Are you having a hard time getting into the grind of a new week on this fine Monday? I am. I’m pretty sure chocolate fixes everything though, so today I am going to share this recipe for mini chocolate & banana muffins.
This recipe was suggested to me by a reader, and I was so thankful for the suggestion! I love baked goods like this that are so versatile. They can be enjoyed for breakfast, packed in a lunch, or enjoyed as an after school snack. My family ate about half of the recipe and then I froze the rest. I love having my freezer stocked with items like this.
As I mentioned before, a reader suggested this recipe to me. I would absolutely love to hear from more of you as to what some of your favorite diabetic friendly recipes are. Please feel free to email suggestions to email@example.com.
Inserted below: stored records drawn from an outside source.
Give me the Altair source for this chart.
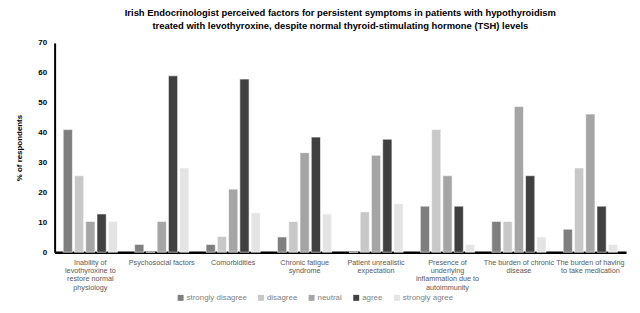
import altair as alt
import pandas as pd

categories = [
    "Inability of|levothyroxine to|restore normal|physiology",
    "Psychosocial factors",
    "Comorbidities",
    "Chronic fatigue|syndrome",
    "Patient unrealistic|expectation",
    "Presence of|underlying|inflammation due to|autoimmunity",
    "The burden of chronic|disease",
    "The burden of having|to take medication",
]
series = ["strongly disagree", "disagree", "neutral", "agree", "strongly agree"]
strongly_disagree = [41.0, 2.6, 2.6, 5.1, 0.0, 15.4, 10.3, 7.7]
disagree = [25.6, 0.0, 5.3, 10.3, 13.5, 41.0, 10.3, 28.2]
neutral = [10.3, 10.3, 21.1, 33.3, 32.4, 25.6, 48.7, 46.2]
agree = [12.8, 59.0, 57.9, 38.5, 37.8, 15.4, 25.6, 15.4]
strongly_agree = [10.3, 28.2, 13.2, 12.8, 16.2, 2.6, 5.1, 2.6]
colors = ["#7f7f7f", "#c8c8c8", "#a5a5a5", "#404040", "#e4e4e4"]

values = [strongly_disagree, disagree, neutral, agree, strongly_agree]
rows = []
for s, vals in zip(series, values):
    for c, v in zip(categories, vals):
        rows.append({"factor": c, "response": s, "pct": v})
df = pd.DataFrame(rows)

FONT = "Liberation Sans"

chart = alt.Chart(df).mark_bar(stroke="white", strokeWidth=0.6).encode(
    x=alt.X("factor:N", sort=categories, title=None,
            scale=alt.Scale(paddingInner=0.24, paddingOuter=0.12),
            axis=alt.Axis(labelAngle=0, ticks=False, domainColor="black", domainWidth=2.5,
                          labelExpr="split(datum.label, '|')", labelFontSize=7.3,
                          labelColor="#595959", labelPadding=6, labelLimit=200,
                          labelLineHeight=8.4, labelFont=FONT, labelBaseline="top")),
    xOffset=alt.XOffset("response:N", sort=series,
                        scale=alt.Scale(paddingInner=0.18)),
    y=alt.Y("pct:Q", title="% of respondents",
            scale=alt.Scale(domain=[0, 70], nice=False),
            axis=alt.Axis(values=[0, 10, 20, 30, 40, 50, 60, 70], ticks=False, grid=False,
                          domainColor="black", domainWidth=2, labelFontSize=8,
                          labelFontWeight="bold", labelColor="black", labelPadding=8,
                          labelFont=FONT, titleFont=FONT, titleFontSize=8,
                          titleFontWeight="bold", titleColor="black", titlePadding=14)),
    color=alt.Color("response:N", sort=series,
                    scale=alt.Scale(domain=series, range=colors),
                    legend=alt.Legend(title=None, orient="none", direction="horizontal",
                                      legendX=123, legendY=253, symbolType="square",
                                      symbolSize=36, symbolStrokeWidth=0,
                                      labelFontSize=8, labelColor="#7f7f7f",
                                      labelFont=FONT, columnPadding=10, labelOffset=2)),
).properties(
    width=576,
    height=211,
    autosize=alt.AutoSizeParams(type="none"),
    padding={"left": 47, "top": 34, "right": 6, "bottom": 50},
    title=alt.Title(
        ["Irish Endocrinologist perceived factors for persistent symptoms in patients with hypothyroidism",
         "treated with levothyroxine, despite normal thyroid-stimulating hormone (TSH) levels"],
        fontSize=9.5, font=FONT, fontWeight="bold", color="black", anchor="middle",
        offset=9, lineHeight=13),
).configure_view(stroke=None)

chart.save("out.html", embed_options={"renderer": "svg", "actions": False})
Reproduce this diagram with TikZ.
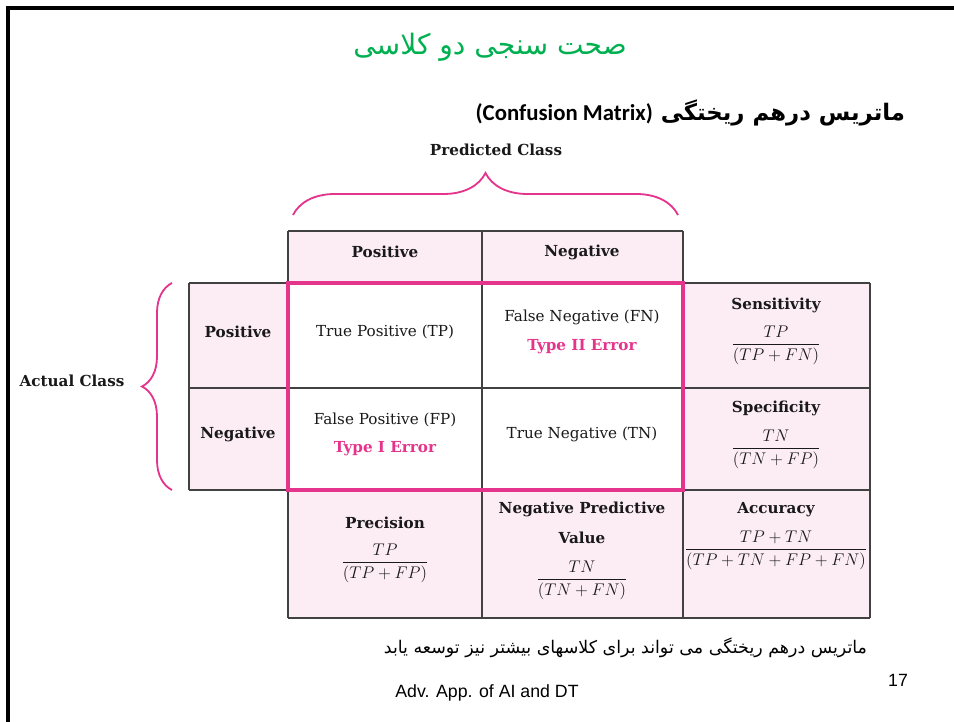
\documentclass[tikz,border=0pt]{standalone}
\usepackage{fontspec}
\usepackage{amsmath}
\usetikzlibrary{decorations.pathreplacing}
\setmainfont{DejaVu Serif}
\newfontfamily\arabicfont[Script=Arabic]{DejaVu Sans}
\newfontfamily\calibrifont{Carlito}
\newfontfamily\arialfont{Liberation Sans}
\TeXXeTstate=1
\definecolor{cmpink}{RGB}{228,52,140}
\definecolor{cellpink}{RGB}{252,237,245}
\definecolor{gridgray}{RGB}{65,65,65}
\definecolor{titlegreen}{RGB}{0,176,80}

\begin{document}
\begin{tikzpicture}[x=0.025cm,y=-0.025cm,
  grid/.style={draw=gridgray,line width=1.1pt},
  lbl/.style={font=\fontsize{10.8}{13}\selectfont,text=black!90},
  head/.style={font=\fontsize{10.8}{13}\selectfont\bfseries,text=black!90},
  err/.style={font=\fontsize{10.8}{13}\selectfont\bfseries,text=cmpink},
  frm/.style={font=\fontsize{12.5}{15}\selectfont,text=black!90},
  curly/.style={decorate,decoration={brace,amplitude=#1},draw=cmpink,line width=1.3pt}]
  \useasboundingbox (0,0) rectangle (954,722);
  \draw[line width=2.2pt] (8,722) -- (8,8) -- (954,8);
  % headings
  \node[font=\fontsize{20}{24}\selectfont\arabicfont,text=titlegreen] (title) at (490,47) {\beginR صحت سنجی دو کلاسی\endR};
  \node[anchor=east,font=\fontsize{16.2}{19}\selectfont\bfseries] (subtitle) at (910,113) {{\calibrifont (Confusion Matrix)} {\arabicfont\beginR ماتریس درهم ریختگی\endR}};
  % shaded cells
  \fill[cellpink] (288,231) rectangle (683,283);
  \fill[cellpink] (189,283) rectangle (288,490);
  \fill[cellpink] (683,283) rectangle (870,618);
  \fill[cellpink] (288,490) rectangle (683,618);
  % grid
  \draw[grid] (288,231) -- (683,231);
  \draw[grid] (189,283) -- (870,283);
  \draw[grid] (189,388) -- (870,388);
  \draw[grid] (189,490) -- (870,490);
  \draw[grid] (288,618) -- (870,618);
  \draw[grid] (189,283) -- (189,490);
  \draw[grid] (288,231) -- (288,618);
  \draw[grid] (482,231) -- (482,618);
  \draw[grid] (683,231) -- (683,618);
  \draw[grid] (870,283) -- (870,618);
  \draw[cmpink,line width=2.2pt] (288,283) rectangle (683,490);
  %Braces:
  \draw[curly=1.05cm] (293,215) -- (678,215);
  \draw[curly=0.75cm] (172,490) -- (172,283);
  \node[head] (predlbl) at (496,150) {Predicted Class};
  \node[head] (actlbl) at (72,381) {Actual Class};
  \node[head] (colpos) at (385,252) {Positive};
  \node[head] (colneg) at (582,252) {Negative};
  \node[head] (rowpos) at (238,332) {Positive};
  \node[head] (rowneg) at (238,434) {Negative};
  % inner cells
  \node[lbl] (tp) at (385,332) {True Positive (TP)};
  \node[lbl] (fn) at (582,317) {False Negative (FN)};
  \node[err] (fnerr) at (582,347) {Type II Error};
  \node[lbl] (fp) at (385,420) {False Positive (FP)};
  \node[err] (fperr) at (385,449) {Type I Error};
  \node[lbl] (tn) at (582,434) {True Negative (TN)};
  % rates
  \node[head] (sens) at (776,305) {Sensitivity};
  \node[frm] (sensf) at (776,345) {$\dfrac{TP}{(TP+FN)}$};
  \node[head] (spec) at (776,408) {Specificity};
  \node[frm] (specf) at (776,449) {$\dfrac{TN}{(TN+FP)}$};
  \node[head] (acc) at (776,510) {Accuracy};
  \node[frm] (accf) at (776,550) {$\dfrac{TP+TN}{(TP+TN+FP+FN)}$};
  \node[head] (prec) at (385,523) {Precision};
  \node[frm] (precf) at (385,563) {$\dfrac{TP}{(TP+FP)}$};
  \node[head] (npv) at (582,509) {Negative Predictive};
  \node[head] (npvb) at (582,538) {Value};
  \node[frm] (npvf) at (582,580) {$\dfrac{TN}{(TN+FN)}$};
  % footer
  \node[anchor=east,font=\fontsize{12.4}{14}\selectfont\arabicfont] (note) at (872,648) {\beginR ماتریس درهم ریختگی می تواند برای کلاسهای بیشتر نیز توسعه یابد\endR};
  \node[font=\fontsize{12.6}{15}\selectfont\arialfont] (pagenum) at (898,680) {17};
  \node[font=\fontsize{12.6}{15}\selectfont\arialfont] (footer) at (487,693) {Adv. App. of AI and DT};
\end{tikzpicture}
\end{document}
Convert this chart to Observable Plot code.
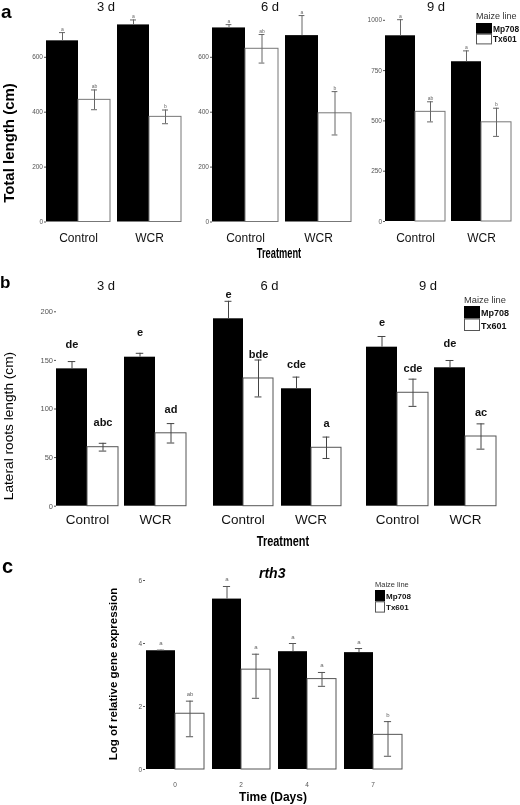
<!DOCTYPE html>
<html><head><meta charset="utf-8">
<script src="https://cdn.jsdelivr.net/npm/d3@7"></script>
<script src="https://cdn.jsdelivr.net/npm/@observablehq/plot@0.6"></script>
<style>
body{margin:0;background:#fff;}
#fig{position:relative;width:520px;height:805px;overflow:hidden;background:#fff;}
#fig svg{position:absolute;left:0;will-change:transform;}
</style></head><body><div id="fig"></div>
<script>
// ---------- data ----------
const lines = ["Mp708", "Tx601"];
const lineColors = ["black", "white"];
const treatments = ["Control", "WCR"];
const dayTitles = ["3 d", "6 d", "9 d"];
// order within a day: Control-Mp708, Control-Tx601, WCR-Mp708, WCR-Tx601
const totalMean3 = [660, 445, 718, 383];
const totalErr3 = [30, 36, 18, 25];
const totalMean6 = [707, 631, 679, 396];
const totalErr6 = [12, 52, 73, 79];
const totalMean9 = [923, 545, 794, 493];
const totalErr9 = [80, 50, 54, 70];
const totalLetters = ["a", "ab", "a", "b"];
const totalTicks36 = [0, 200, 400, 600];
const totalTicks9 = [0, 250, 500, 750, 1000];

const lateralMean3 = [141.3, 60.7, 153.3, 75];
const lateralErr3 = [7.5, 4, 4, 10];
const lateralMean6 = [192.8, 131.4, 120.8, 60.1];
const lateralErr6 = [18, 19, 12, 11];
const lateralMean9 = [163.6, 116.7, 142.4, 71.7];
const lateralErr9 = [11, 14, 7.5, 13];
const lateralLetters3 = ["de", "abc", "e", "ad"];
const lateralLetters6 = ["e", "bde", "cde", "a"];
const lateralLetters9 = ["e", "cde", "de", "ac"];
const lateralTicks = [0, 50, 100, 150, 200];

const days = ["0", "2", "4", "7"];
const rth3Mp708 = [3.77, 5.41, 3.74, 3.71];
const rth3Mp708Hi = [3.79, 5.81, 4.00, 3.84];
const rth3Tx601 = [1.77, 3.17, 2.87, 1.10];
const rth3Tx601Lo = [1.04, 2.26, 2.64, 0.42];
const rth3Tx601Hi = [2.17, 3.66, 3.08, 1.52];
const rth3LettersMp708 = ["a", "a", "a", "a"];
const rth3LettersTx601 = ["ab", "a", "a", "b"];
const rth3Ticks = [0, 2, 4, 6];

// ---------- build rows ----------
function rowsAB(means, errs, letters) {
  return treatments.flatMap((t, i) => lines.map((l, j) => {
    const k = i * 2 + j;
    return {group: t, line: l, mean: means[k], lo: means[k] - errs[k], hi: means[k] + errs[k], letter: letters[k]};
  }));
}
function rowsC() {
  return days.flatMap((d, i) => [
    {group: d, line: lines[0], mean: rth3Mp708[i], lo: rth3Mp708[i], hi: rth3Mp708Hi[i], letter: rth3LettersMp708[i]},
    {group: d, line: lines[1], mean: rth3Tx601[i], lo: rth3Tx601Lo[i], hi: rth3Tx601Hi[i], letter: rth3LettersTx601[i]}
  ]);
}

const FONT = "'Liberation Sans', Arial, sans-serif";
const fig = document.getElementById("fig");

function panel(o) {
  const n = o.groups.length;
  const g = (o.barR - o.barL - o.gap * (n - 1)) / n;
  const step = g + o.gap;
  const right = o.barR + (o.barL - o.axisX);
  const bw = g / 2;
  const capInset = Math.max(0, (bw - o.capW) / 2);
  const black = o.rows.filter(d => d.line === lines[0]);
  const white = o.rows.filter(d => d.line === lines[1]);
  const marks = [
    Plot.barY(black, {fx: "group", x: "line", y: "mean", fill: lineColors[0]}),
    Plot.barY(white, {fx: "group", x: "line", y: "mean", fill: lineColors[1], stroke: o.barStroke, strokeWidth: 1}),
    Plot.ruleX(black, {fx: "group", x: "line", y1: "mean", y2: "hi", stroke: o.errColor, strokeWidth: 1}),
    Plot.ruleX(white, {fx: "group", x: "line", y1: "lo", y2: "hi", stroke: o.errColor, strokeWidth: 1}),
    Plot.tickY(o.rows, {fx: "group", x: "line", y: "hi", stroke: o.errColor, strokeWidth: 1, inset: capInset}),
    Plot.tickY(white, {fx: "group", x: "line", y: "lo", stroke: o.errColor, strokeWidth: 1, inset: capInset}),
    Plot.text(o.rows, {fx: "group", x: "line", y: o.letterY, text: "letter", dy: o.letterDy, lineAnchor: o.letterAnchor, fontSize: o.letterSize, fill: o.letterColor, fontWeight: o.letterWeight || "normal"}),
    Plot.axisFx({anchor: "bottom", tickSize: 0, tickPadding: o.fxPad, fontSize: o.fxFont, label: null, color: o.fxColor})
  ];
  if (o.ticks) marks.push(Plot.axisY({ticks: o.ticks, tickSize: 2, tickPadding: 1.5, fontSize: o.tickFont, color: "#555", label: null, tickFormat: d => String(d)}));
  const svg = Plot.plot({
    width: 520, height: o.height,
    marginLeft: o.axisX, marginRight: 520 - right,
    marginTop: o.zeroY - o.top - o.yMax * o.ppu,
    marginBottom: o.top + o.height - o.zeroY,
    fx: {domain: o.groups, paddingInner: o.gap / step, paddingOuter: (o.barL - o.axisX) / step, label: null, axis: null},
    x: {domain: lines, padding: 0, axis: null},
    y: {domain: [0, o.yMax], axis: null},
    style: {fontFamily: FONT, background: "transparent", overflow: "visible"},
    marks
  });
  svg.style.position = "absolute";
  svg.style.top = o.top + "px";
  svg.style.left = "0px";
  fig.appendChild(svg);
}

// Panel a
const aCommon = {groups: treatments, top: 0, height: 250, capW: 6, barStroke: "#777", errColor: "#666",
  letterY: "hi", letterDy: -2, letterAnchor: "bottom", letterSize: 5, letterColor: "#666",
  fxPad: 11.7, fxFont: 12, fxColor: "#111", tickFont: 6.5};
panel({...aCommon, rows: rowsAB(totalMean3, totalErr3, totalLetters), axisX: 36, barL: 46, barR: 181, gap: 7, zeroY: 221.5, ppu: 0.2745, yMax: 798, ticks: totalTicks36});
panel({...aCommon, rows: rowsAB(totalMean6, totalErr6, totalLetters), axisX: 199, barL: 212, barR: 351.7, gap: 6.7, zeroY: 221.5, ppu: 0.2745, yMax: 798, ticks: totalTicks36});
panel({...aCommon, rows: rowsAB(totalMean9, totalErr9, totalLetters), axisX: 376, barL: 384, barR: 510.7, gap: 6.4, zeroY: 221, ppu: 0.2012, yMax: 1085, ticks: totalTicks9});

// Panel b
const bCommon = {groups: treatments, top: 280, height: 250, capW: 8, barStroke: "#555", errColor: "#444",
  letterY: d => d.mean + 25, letterDy: 0, letterAnchor: "middle", letterSize: 11, letterColor: "#111", letterWeight: "bold",
  fxPad: 8, fxFont: 13.5, fxColor: "#111", tickFont: 7.5, zeroY: 505.7, ppu: 0.972, yMax: 222};
panel({...bCommon, rows: rowsAB(lateralMean3, lateralErr3, lateralLetters3), axisX: 34, barL: 55, barR: 186.7, gap: 5.7, ticks: lateralTicks});
panel({...bCommon, rows: rowsAB(lateralMean6, lateralErr6, lateralLetters6), axisX: 205, barL: 210.7, barR: 341.7, gap: 6.7});
panel({...bCommon, rows: rowsAB(lateralMean9, lateralErr9, lateralLetters9), axisX: 360, barL: 366, barR: 496.7, gap: 6.3});

// Panel c
panel({groups: days, rows: rowsC(), top: 555, height: 250, capW: 8, barStroke: "#555", errColor: "#555",
  letterY: "hi", letterDy: -5, letterAnchor: "bottom", letterSize: 6, letterColor: "#666",
  fxPad: 12.9, fxFont: 6.5, fxColor: "#555", tickFont: 6.5,
  axisX: 136, barL: 144, barR: 402.7, gap: 6.7, zeroY: 769, ppu: 31.5, yMax: 6.3, ticks: rth3Ticks});

// ---------- annotations (titles, axis titles, legends) ----------
const ov = d3.create("svg").attr("width", 520).attr("height", 805)
  .style("position", "absolute").style("top", "0px").style("left", "0px")
  .style("font-family", FONT).style("pointer-events", "none");
function txt(x, y, s, opt = {}) {
  const t = ov.append("text").attr("x", 0).attr("y", 0).text(s)
    .attr("font-size", opt.size || 10).attr("font-weight", opt.weight || "normal")
    .attr("font-style", opt.style || "normal").attr("fill", opt.fill || "#111")
    .attr("text-anchor", opt.anchor || "start");
  let tr = `translate(${x},${y})`;
  if (opt.rotate) tr += ` rotate(${opt.rotate})`;
  if (opt.sx) tr += ` scale(${opt.sx},1)`;
  t.attr("transform", tr);
  return t;
}
// panel letters
txt(1, 18, "a", {size: 19, weight: "bold", fill: "#000"});
txt(0, 288, "b", {size: 17, weight: "bold", fill: "#000"});
txt(2, 573, "c", {size: 20, weight: "bold", fill: "#000"});
// facet titles
const aTitleX = [106, 270, 436];
const bTitleX = [106, 269.5, 428];
dayTitles.forEach((d, i) => {
  txt(aTitleX[i], 11, d, {size: 13, anchor: "middle"});
  txt(bTitleX[i], 290, d, {size: 13, anchor: "middle"});
});
// axis titles
txt(14, 143, "Total length (cm)", {size: 15, weight: "bold", anchor: "middle", rotate: -90, fill: "#000"});
txt(13, 426, "Lateral roots length (cm)", {size: 13.7, anchor: "middle", rotate: -90, fill: "#000"});
txt(116.5, 674, "Log of relative gene expression", {size: 11.5, weight: "bold", anchor: "middle", rotate: -90, fill: "#000"});
txt(279, 258, "Treatment", {size: 15, weight: "bold", anchor: "middle", sx: 0.62, fill: "#000"});
txt(283, 546, "Treatment", {size: 15, weight: "bold", anchor: "middle", sx: 0.73, fill: "#000"});
txt(273, 801, "Time (Days)", {size: 12, weight: "bold", anchor: "middle", fill: "#000"});
txt(259, 578, "rth3", {size: 14, weight: "bold", style: "italic", fill: "#000"});

function legend(x, titleY, titleSize, boxTop, boxW, boxH, labelSize) {
  txt(x, titleY, "Maize line", {size: titleSize, fill: "#333"});
  lines.forEach((l, i) => {
    ov.append("rect").attr("x", x + 0.5).attr("y", boxTop + i * boxH + 0.5)
      .attr("width", boxW - 1).attr("height", boxH - 1)
      .attr("fill", lineColors[i]).attr("stroke", i === 0 ? "black" : "#555");
    txt(x + boxW + 1, boxTop + i * boxH + boxH * 0.8, l, {size: labelSize, weight: "bold", fill: "#111"});
  });
}
legend(476, 19.3, 9, 23, 16, 10.7, 8.4);
legend(464, 302.7, 9.3, 306, 16, 12.5, 9);
legend(375, 586.7, 7.5, 590, 10, 11.3, 8);

fig.appendChild(ov.node());
</script></body></html>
I will give the recipe a try, and if it turns out to be a hit with my family, I’d be happy to feature it right here on Finger Prickin’ Good.
Have a great week, everyone!
Recipe source: dashingdish.com.
- 1 3/4 cups old fashioned oats
- 3 egg whites
- 3/4 cup cocoa powder
- 1/2 cup banana, mashed
- 1/2 cup plain Greek yogurt (I used Chobani)
- 1/2 teaspoon vinegar
- 1 1/2 teaspoon baking powder
- 1 1/2 teaspoon baking soda
- 1/4 teaspoon salt
- 1 cup hot water
- 1/2 cup Truvia Baking Blend OR 1 cup sweetener of choice that measures like sugar
- 1/2 cup creamy peanut butter
- Preheat oven to 350 degrees. Line a 24 cup mini muffin pan with mini muffin liners, or spray muffin tin with non-stick cooking spray. Set aside. Place the peanut butter in a mug or microwave safe bowl, and microwave for 30-45 seconds, or until melted.
- In a blender (or food processor), mix all of the ingredients together. Blend until oats are ground and mixture is smooth.
- Divide batter between muffin tins.
- Place muffin tin in the oven and bake for for 12-15 minutes, or until a toothpick comes out clean. Cool muffins before removing from pan.
Makes 24 mini muffins. Each serving (1 muffin) has approximately 8g of carbs and 2g of dietary fiber. Total NET CARBS= 6g.
78 Calories; 3g Total Fat; 3g Protein; 8g Carbohydrate; 2g Dietary Fiber; 0mg Cholesterol; 155mg Sodium.